The Mets have been patient, almost to a fault, with d’Arnaud, who hasn’t made the most of his opportunity. Plawecki has been more impressive in his limited window, and it wouldn’t be surprising if he won the job next March.

I don’t envision the Mets signing a veteran – like a Rene Rivera – and believe both d’Arnaud and Plawecki will make the 2018 Opening Day roster,

FIRST BASE: The plan was for Dominic Smith to win the job, but he hasn’t hit enough to make anybody believe he has this mastered. I’m not worried about Smith hitting for power, but simply raise his on-base percentage. As of now, who can’t see Smith platooning with Wilmer Flores?

I can’t see Flores winning the job outright – the Mets won’t commit to him – or for them sign a veteran this winter. Hopefully, Smith will show enough with his bat over the next 19 games to limit Alderson’s agita.

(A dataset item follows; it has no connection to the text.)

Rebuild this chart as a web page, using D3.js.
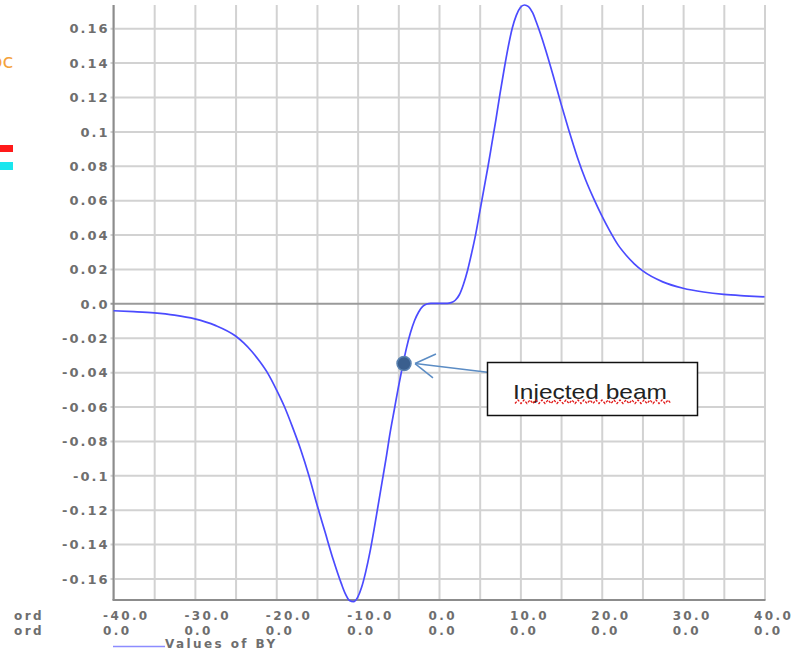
<!DOCTYPE html>
<html lang="en">
<head>
<meta charset="UTF-8">
<title>Values of BY</title>
<script src="https://d3js.org/d3.v7.min.js"></script>
<style>
  body { margin: 0; background: #fff; }
  svg { display: block; }
  .lbl { font: bold 13px "DejaVu Sans", sans-serif; fill: #6e6e6e; letter-spacing: 2px; }
  .xl { font: bold 12px "DejaVu Sans", sans-serif; fill: #6e6e6e; letter-spacing: 2.4px; }
  .grid line { stroke: #d2d2d2; stroke-width: 2; }
</style>
</head>
<body>
<svg id="chart" width="794" height="650"></svg>
<script>
// BY along the orbit
const posX = [-40, -37.5, -35, -32.5, -30, -27.5, -25, -24, -23, -22, -21, -20, -19, -18, -17, -16, -15, -14, -13, -12,
  -11.5, -11, -10.5, -10, -9.5, -9, -8.5, -8, -7.5, -7, -6.5, -6, -5.5, -5, -4.5, -4, -3.5, -3, -2.5, -2, -1.5, -1,
  0, 1, 1.5, 2, 2.5, 3, 3.5, 4, 4.5, 5, 5.5, 6, 6.5, 7, 7.5, 8, 8.5, 9, 9.5, 10, 10.5, 11, 11.5, 12, 13, 14, 15,
  16, 17, 18, 19, 20, 21, 22, 23, 24, 25, 27.5, 30, 32.5, 35, 37.5, 40];
const valuesBY = [-0.0043, -0.0048, -0.0055, -0.0068, -0.009, -0.0128, -0.019, -0.023, -0.028, -0.034, -0.041, -0.05,
  -0.06, -0.072, -0.085, -0.1, -0.117, -0.133, -0.149, -0.163, -0.169, -0.1728, -0.1735, -0.171, -0.165, -0.156,
  -0.145, -0.132, -0.118, -0.104, -0.09, -0.075, -0.062, -0.049, -0.037, -0.026, -0.017, -0.01, -0.005, -0.0018,
  -0.0004, 0, 0, 0, 0.0004, 0.0018, 0.005, 0.011, 0.019, 0.029, 0.04, 0.053, 0.066, 0.079, 0.093, 0.107, 0.122,
  0.136, 0.149, 0.16, 0.1675, 0.172, 0.1735, 0.1725, 0.169, 0.163, 0.149, 0.133, 0.116, 0.1, 0.085, 0.072, 0.061,
  0.051, 0.042, 0.034, 0.028, 0.023, 0.019, 0.0125, 0.0088, 0.0066, 0.0052, 0.0044, 0.0038];

const xGrid = [-40, -35, -30, -25, -20, -15, -10, -5, 0, 5, 10, 15, 20, 25, 30, 35, 40];
const xTicks = [-40, -30, -20, -10, 0, 10, 20, 30, 40];
const xTickLabels = ["-40.0", "-30.0", "-20.0", "-10.0", "0.0", "10.0", "20.0", "30.0", "40.0"];
const xTickLabels2 = ["0.0", "0.0", "0.0", "0.0", "0.0", "0.0", "0.0", "0.0", "0.0"];
const yTicks = [-0.16, -0.14, -0.12, -0.1, -0.08, -0.06, -0.04, -0.02, 0, 0.02, 0.04, 0.06, 0.08, 0.1, 0.12, 0.14, 0.16];
const yTickLabels = ["-0.16", "-0.14", "-0.12", "-0.1", "-0.08", "-0.06", "-0.04", "-0.02", "0.0",
  "0.02", "0.04", "0.06", "0.08", "0.1", "0.12", "0.14", "0.16"];
const rowNames = ["X Coord", "Y Coord"];
const legendName = "Values of BY";
const injected = { x: -4.3, y: -0.035, label: "Injected beam" };

const pLeft = 113.5, pRight = 764.5, pTop = 5, pBottom = 600;
const pw = pRight - pLeft, ph = pBottom - pTop;
const row1 = 20, row2 = 35;

const svg = d3.select("#chart");
const x = d3.scaleLinear().domain([-40, 40]).range([pLeft, pRight]);
const y = d3.scaleLinear().domain([-0.1725, 0.1735]).range([pBottom, pTop]);

// the panel to the left is cut by the picture edge
svg.append("clipPath").attr("id", "side").append("rect")
  .attr("x", 12).attr("y", 0).attr("width", 100).attr("height", 650);

svg.append("text").attr("x", 13.5).attr("y", 68).attr("text-anchor", "end")
  .style("font", "20px 'DejaVu Sans', sans-serif").attr("fill", "#f4a23c").text("Doc");
svg.append("rect").attr("x", 0).attr("y", 145).attr("width", 13).attr("height", 7).attr("fill", "#ff1a1a");
svg.append("rect").attr("x", 0).attr("y", 162).attr("width", 13).attr("height", 8).attr("fill", "#19e6ee");

// grid via axes
const gx = svg.append("g").attr("class", "grid").attr("transform", `translate(0,${pBottom})`)
  .call(d3.axisBottom(x).tickValues(xGrid).tickSize(-ph).tickFormat(""));
gx.select(".domain").remove();

const gy = svg.append("g").attr("class", "grid").attr("transform", `translate(${pLeft},0)`)
  .call(d3.axisLeft(y).tickValues(yTicks).tickSize(-pw).tickFormat((d, i) => yTickLabels[i]));
gy.select(".domain").remove();
gy.selectAll(".tick line").attr("x1", -3)
  .style("stroke", d => d === 0 ? "#9a9a9a" : null);
gy.selectAll(".tick text").attr("class", "lbl").attr("fill", null).attr("x", -4).attr("dy", "0.36em");

// x labels, two rows
const xl = svg.append("g").attr("transform", `translate(0,${pBottom})`)
  .call(d3.axisBottom(x).tickValues(xTicks).tickSize(0).tickFormat((d, i) => xTickLabels[i]));
xl.select(".domain").remove();
xl.selectAll(".tick text").attr("class", "xl").attr("fill", null).attr("text-anchor", "start")
  .attr("x", -11).attr("y", row1).attr("dy", 0);
xl.selectAll(".tick").append("text").attr("class", "xl").attr("text-anchor", "start")
  .attr("x", -11).attr("y", row2).text((d, i) => xTickLabels2[i]);
rowNames.forEach((n, i) => {
  svg.append("text").attr("class", "xl").attr("text-anchor", "end").attr("clip-path", "url(#side)")
    .attr("x", 44).attr("y", pBottom + (i ? row2 : row1)).text(n);
});

// axes
svg.append("line").attr("x1", pLeft).attr("x2", pLeft).attr("y1", pTop).attr("y2", pBottom)
  .attr("stroke", "#8c8c8c").attr("stroke-width", 2);
svg.append("line").attr("x1", pLeft - 1).attr("x2", pRight + 1).attr("y1", pBottom).attr("y2", pBottom)
  .attr("stroke", "#8c8c8c").attr("stroke-width", 2);

// curve
const pts = posX.map((v, i) => [v, valuesBY[i]]);
svg.append("path").datum(pts)
  .attr("fill", "none").attr("stroke", "#4b4bff").attr("stroke-width", 1.7)
  .attr("d", d3.line().x(d => x(d[0])).y(d => y(d[1])).curve(d3.curveMonotoneX));

// legend
svg.append("line").attr("x1", 113).attr("x2", 165).attr("y1", 646.5).attr("y2", 646.5)
  .attr("stroke", "#8c8cff").attr("stroke-width", 1.5);
svg.append("text").attr("class", "xl").attr("x", 165).attr("y", 647.5).text(legendName);

// injected beam callout
const px = x(injected.x), py = y(injected.y);
const bx = 487.5, by = 362.5, bw = 210, bh = 53;
const tipX = px + 11, tipY = py;
const ang = Math.atan2((by + 10) - tipY, bx - tipX);
const arrow = svg.append("g").attr("stroke", "#5b8cc4").attr("stroke-width", 1.5).attr("fill", "none");
arrow.append("line").attr("x1", bx + 2).attr("y1", by + 10).attr("x2", tipX).attr("y2", tipY);
[0.55, -0.55].forEach(a => {
  arrow.append("line").attr("x1", tipX).attr("y1", tipY)
    .attr("x2", tipX + 23 * Math.cos(ang + a)).attr("y2", tipY + 23 * Math.sin(ang + a));
});
svg.append("circle").attr("cx", px).attr("cy", py).attr("r", 7)
  .attr("fill", "#3a5f8e").attr("stroke", "#5a82b0").attr("stroke-width", 1.5);

svg.append("rect").attr("x", bx).attr("y", by).attr("width", bw).attr("height", bh)
  .attr("fill", "#fff").attr("stroke", "#111").attr("stroke-width", 1.5);
svg.append("text").attr("x", 513).attr("y", 399)
  .attr("textLength", 154).attr("lengthAdjust", "spacingAndGlyphs")
  .style("font", "21px 'Liberation Sans', Arial, sans-serif").attr("fill", "#222").text(injected.label);
// spell-check squiggle
const sq = d3.range(515, 672, 3).map((v, i) => [v, i % 2 ? 400 : 403.5]);
svg.append("path").attr("d", d3.line()(sq)).attr("fill", "none")
  .attr("stroke", "#e01818").attr("stroke-width", 1.3).attr("stroke-dasharray", "2.5,1.5");
</script>
</body>
</html>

SECOND BASE: It’s wide open. Given that the Mets won’t make a free-agent splash, my first inclination is to think they will pick up Asdrubal Cabrera’s option and he’ll go in as the starter.

Flores, Jose Reyes or Gavin Cecchini, could also compete or win a roster spot as a reserve.

T.J. Rivera will undergo Tommy John surgery, but likely won’t be ready for the start of the season. Rivera can also play first and third.

SHORTSTOP: Amed Rosario has made more of his opportunity than Smith has of his. This isn’t to say Rosario is a given, but you have to like the odds of him going into next year as the starter.

Currently, Reyes seems a good bet to make next year’s roster as a utility infielder, capable of playing second, shortstop and third base.

THIRD BASE: Ideally, David Wright will make a comeback, but nobody is counting on that happening. Wright underwent rotator cuff surgery, but the Mets aren’t counting on him returning, let alone, for Opening Day.

Flores, who is out for the remainder of the season following surgery to repair a broken nose. Depending on what happens with Smith, he could go in as the starter for next season.

Rivera, Cabrera and Reyes could all see significant time at third base.

LEFT FIELD: Yoenis Cespedes is out for the season with a strained right hamstring. He played in only 81 games this year – half a season – and considering he also missed significant time in 2016, his durability must be questioned.

First, Michael Conforto, and then Brandon Nimmo, replaced Cespedes, who isn’t a given to come out of spring training healthy. If he doesn’t, figure Nimmo to start in left.

CENTER FIELD: Unquestionably, Juan Lagares is the best defender, but his offense is a question. Actually, Lagares has hit better than expected, so I wouldn’t be reluctant to start him in 2018.

Alderson said Conforto was more than just a viable defender, but his recovery from shoulder surgery will keep him off the Opening Day roster, so that’s a moot point.

RIGHT FIELD: As much as I like the idea of bringing back Jay Bruce, I don’t see the Mets shelling out the bucks it would take to sign him.

With Conforto and Cespedes seriously injured, signing a power bat is imperative, but do you really expect Alderson to write some serious checks?

Personally, it might be a stretch to think they’ll spend enough to bring back Nori Aoki.

Assuming Cespedes is ready for the start of the season, Nimmo will likely open the year in right field.

Once Conforto is ready, I see him taking over in right.